Ces nouvelles formes de résistance nécessitent à un moment donné la mise en œuvre de pratiques d’entraide. Ces pratiques peuvent apparaître comme l’ébauche de la constitution de nouveaux rapports sociaux. Ces rapports n’étant pas marchands, ils ne bénéficieront pas aux capitalistes.
De fait, il est possible d’abattre une société totalitaire en ne la soutenant pas, car elle existe en partie par la « servitude volontaire » comme le disait Etienne de la Boëtie en son temps.
Cet article ne prétend pas à la nouveauté. En d’autres temps ces critiques eurent cours. Il prétend simplement aider à la recherche de la prise d’initiative dans la lutte contre le capitalisme. Il demande à être compléter et enrichi par des expériences concrètes mises en œuvre. Il demande à être critiqué aussi. Il se veut surtout prendre le contre-pied de la lutte. Il permet d’allier lutte individuelle et lutte collective.

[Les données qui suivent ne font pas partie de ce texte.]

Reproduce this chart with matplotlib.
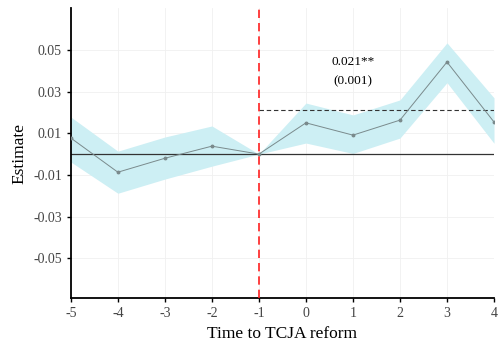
import matplotlib.pyplot as plt

plt.rcParams['font.family'] = ['Liberation Serif', 'DejaVu Serif']

periods = [-5, -4, -3, -2, -1, 0, 1, 2, 3, 4]
estimate = [0.0077, -0.0087, -0.0020, 0.0038, 0.0, 0.0150, 0.0091, 0.0163, 0.0442, 0.0154]
ci_low = [-0.0038, -0.0188, -0.0120, -0.0058, 0.0, 0.0053, 0.0003, 0.0077, 0.0343, 0.0052]
ci_high = [0.0178, 0.0014, 0.0082, 0.0135, 0.0, 0.0245, 0.0188, 0.0260, 0.0534, 0.0270]
avg_post = 0.021
avg_label = "0.021**"
avg_se = "(0.001)"
yticks = [-0.05, -0.03, -0.01, 0.01, 0.03, 0.05]

fig, ax = plt.subplots(figsize=(4.99, 3.42), dpi=100)
fig.subplots_adjust(left=0.142, right=0.99, top=0.977, bottom=0.128)

ax.fill_between(periods, ci_low, ci_high, color='#cdeff4', lw=0, zorder=1)
ax.plot(periods, estimate, color='#7a8a8c', lw=0.7, marker='o', ms=1.8, zorder=3)
ax.axhline(0, color='#333333', lw=0.9, zorder=2)
ax.hlines(avg_post, -1, 4, colors='#333333', linestyles=(0, (4, 2.5)), lw=0.8, zorder=2)
ax.axvline(-1, color='#ff2020', ls=(0, (5, 3)), lw=1.2, zorder=4)

ax.text(1, 0.0442, avg_label, ha='center', va='center', fontsize=9.5)
ax.text(1, 0.0350, avg_se, ha='center', va='center', fontsize=9.5)

ax.set_xlim(-5, 4)
ax.set_ylim(-0.0692, 0.0702)
ax.set_xticks(periods)
ax.set_xticklabels([str(p) for p in periods])
ax.set_yticks(yticks)
ax.set_yticklabels([f"{t:.2f}" for t in yticks])
ax.grid(True, color='#f0f0f0', lw=0.6)
ax.set_axisbelow(True)

for s in ['top', 'right']:
    ax.spines[s].set_visible(False)
for s in ['left', 'bottom']:
    ax.spines[s].set_linewidth(1.3)
ax.tick_params(labelsize=10, colors='black', labelcolor='#444444', length=3, width=1)
ax.set_xlabel("Time to TCJA reform", fontsize=12.5)
ax.set_ylabel("Estimate", fontsize=12.5)

fig.savefig('out.png', dpi=100)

Ce mode d’action et de raisonnement devrait permettre aussi que le chômage ne soit plus vécu comme une catastrophe, pour les chômeurs comme pour les salariés. Cela passe par la valorisation du temps libre ou disponible et la mise en place de moyens d’échange et d’entraide ouverts à tout ceux qui veulent entrer en résistance.
Ce raisonnement intègre, même si ce n’est pas son souci premier, des préoccupations dites écologiques et de pénuries d’un certain nombre de ressource collective que le capitalisme pille sans souci. Le capitalisme ne connaît pas les grands rythmes du temps et le présent est son seul souci. Du passé, il nie les propriétés acquises par la violence et continue à gérer un droit d’héritage, du futur, il nie ses responsabilités sur des ressources non renouvelables. Il est donc temps de ralentir la machine. Chers collaborateurs, bonsoir.